### DIRECTIONS:
Exact reproduction of the data is required, with images excluded.

* * * *

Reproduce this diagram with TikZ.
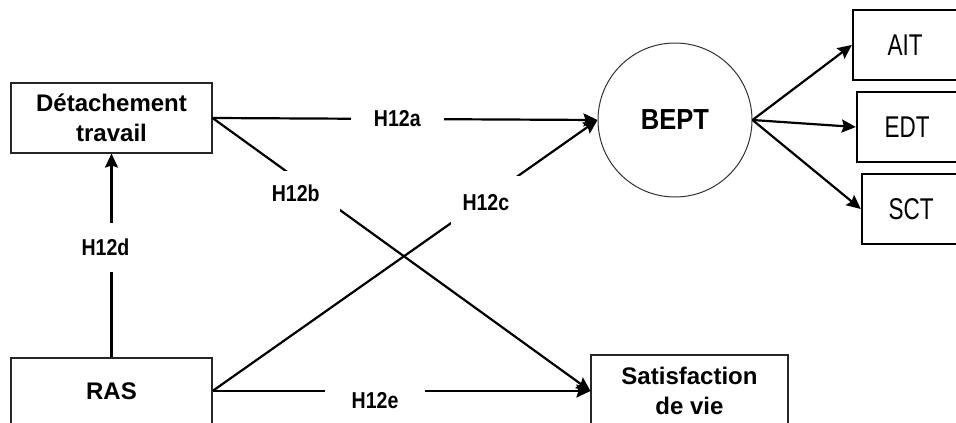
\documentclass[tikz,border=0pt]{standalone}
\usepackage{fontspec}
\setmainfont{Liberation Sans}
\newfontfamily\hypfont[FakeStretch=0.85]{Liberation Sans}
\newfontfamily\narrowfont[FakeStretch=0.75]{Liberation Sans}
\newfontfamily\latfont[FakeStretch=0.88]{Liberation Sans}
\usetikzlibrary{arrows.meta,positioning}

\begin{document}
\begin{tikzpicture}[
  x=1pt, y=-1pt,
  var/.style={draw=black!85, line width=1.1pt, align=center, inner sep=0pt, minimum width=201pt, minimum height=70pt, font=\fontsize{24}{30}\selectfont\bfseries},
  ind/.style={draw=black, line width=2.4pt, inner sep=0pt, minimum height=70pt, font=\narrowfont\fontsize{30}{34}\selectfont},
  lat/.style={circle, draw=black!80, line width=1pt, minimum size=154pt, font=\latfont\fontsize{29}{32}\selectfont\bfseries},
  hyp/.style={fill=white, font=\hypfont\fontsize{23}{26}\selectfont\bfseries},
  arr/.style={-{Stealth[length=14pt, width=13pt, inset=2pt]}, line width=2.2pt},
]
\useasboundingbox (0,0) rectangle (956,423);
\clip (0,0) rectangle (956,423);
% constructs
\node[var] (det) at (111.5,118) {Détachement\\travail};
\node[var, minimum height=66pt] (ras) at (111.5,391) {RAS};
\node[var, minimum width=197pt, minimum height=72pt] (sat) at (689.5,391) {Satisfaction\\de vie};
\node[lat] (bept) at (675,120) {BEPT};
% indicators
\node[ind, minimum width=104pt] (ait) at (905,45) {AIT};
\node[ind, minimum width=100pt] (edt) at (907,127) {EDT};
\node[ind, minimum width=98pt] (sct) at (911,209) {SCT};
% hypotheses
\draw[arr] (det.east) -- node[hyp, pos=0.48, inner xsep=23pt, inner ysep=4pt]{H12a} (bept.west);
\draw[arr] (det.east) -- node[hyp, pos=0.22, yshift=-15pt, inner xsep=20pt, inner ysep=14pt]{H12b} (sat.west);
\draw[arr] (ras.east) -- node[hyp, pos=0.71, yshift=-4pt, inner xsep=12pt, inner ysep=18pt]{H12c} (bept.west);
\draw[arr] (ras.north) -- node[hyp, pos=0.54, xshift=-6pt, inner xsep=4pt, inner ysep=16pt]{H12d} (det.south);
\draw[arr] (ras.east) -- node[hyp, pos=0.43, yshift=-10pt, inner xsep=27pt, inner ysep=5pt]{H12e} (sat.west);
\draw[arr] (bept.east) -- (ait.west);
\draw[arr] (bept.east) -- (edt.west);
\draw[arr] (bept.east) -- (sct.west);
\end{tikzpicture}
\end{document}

* * * *

### ANSWER IN FULL:
Reproduce this diagram with TikZ.
\documentclass[tikz,border=0pt]{standalone}
\usepackage{fontspec}
\setmainfont{Liberation Sans}
\newfontfamily\hypfont[FakeStretch=0.85]{Liberation Sans}
\newfontfamily\narrowfont[FakeStretch=0.75]{Liberation Sans}
\newfontfamily\latfont[FakeStretch=0.88]{Liberation Sans}
\usetikzlibrary{arrows.meta,positioning}

\begin{document}
\begin{tikzpicture}[
  x=1pt, y=-1pt,
  var/.style={draw=black!85, line width=1.1pt, align=center, inner sep=0pt, minimum width=201pt, minimum height=70pt, font=\fontsize{24}{30}\selectfont\bfseries},
  ind/.style={draw=black, line width=2.4pt, inner sep=0pt, minimum height=70pt, font=\narrowfont\fontsize{30}{34}\selectfont},
  lat/.style={circle, draw=black!80, line width=1pt, minimum size=154pt, font=\latfont\fontsize{29}{32}\selectfont\bfseries},
  hyp/.style={fill=white, font=\hypfont\fontsize{23}{26}\selectfont\bfseries},
  arr/.style={-{Stealth[length=14pt, width=13pt, inset=2pt]}, line width=2.2pt},
]
\useasboundingbox (0,0) rectangle (956,423);
\clip (0,0) rectangle (956,423);
% constructs
\node[var] (det) at (111.5,118) {Détachement\\travail};
\node[var, minimum height=66pt] (ras) at (111.5,391) {RAS};
\node[var, minimum width=197pt, minimum height=72pt] (sat) at (689.5,391) {Satisfaction\\de vie};
\node[lat] (bept) at (675,120) {BEPT};
% indicators
\node[ind, minimum width=104pt] (ait) at (905,45) {AIT};
\node[ind, minimum width=100pt] (edt) at (907,127) {EDT};
\node[ind, minimum width=98pt] (sct) at (911,209) {SCT};
% hypotheses
\draw[arr] (det.east) -- node[hyp, pos=0.48, inner xsep=23pt, inner ysep=4pt]{H12a} (bept.west);
\draw[arr] (det.east) -- node[hyp, pos=0.22, yshift=-15pt, inner xsep=20pt, inner ysep=14pt]{H12b} (sat.west);
\draw[arr] (ras.east) -- node[hyp, pos=0.71, yshift=-4pt, inner xsep=12pt, inner ysep=18pt]{H12c} (bept.west);
\draw[arr] (ras.north) -- node[hyp, pos=0.54, xshift=-6pt, inner xsep=4pt, inner ysep=16pt]{H12d} (det.south);
\draw[arr] (ras.east) -- node[hyp, pos=0.43, yshift=-10pt, inner xsep=27pt, inner ysep=5pt]{H12e} (sat.west);
\draw[arr] (bept.east) -- (ait.west);
\draw[arr] (bept.east) -- (edt.west);
\draw[arr] (bept.east) -- (sct.west);
\end{tikzpicture}
\end{document}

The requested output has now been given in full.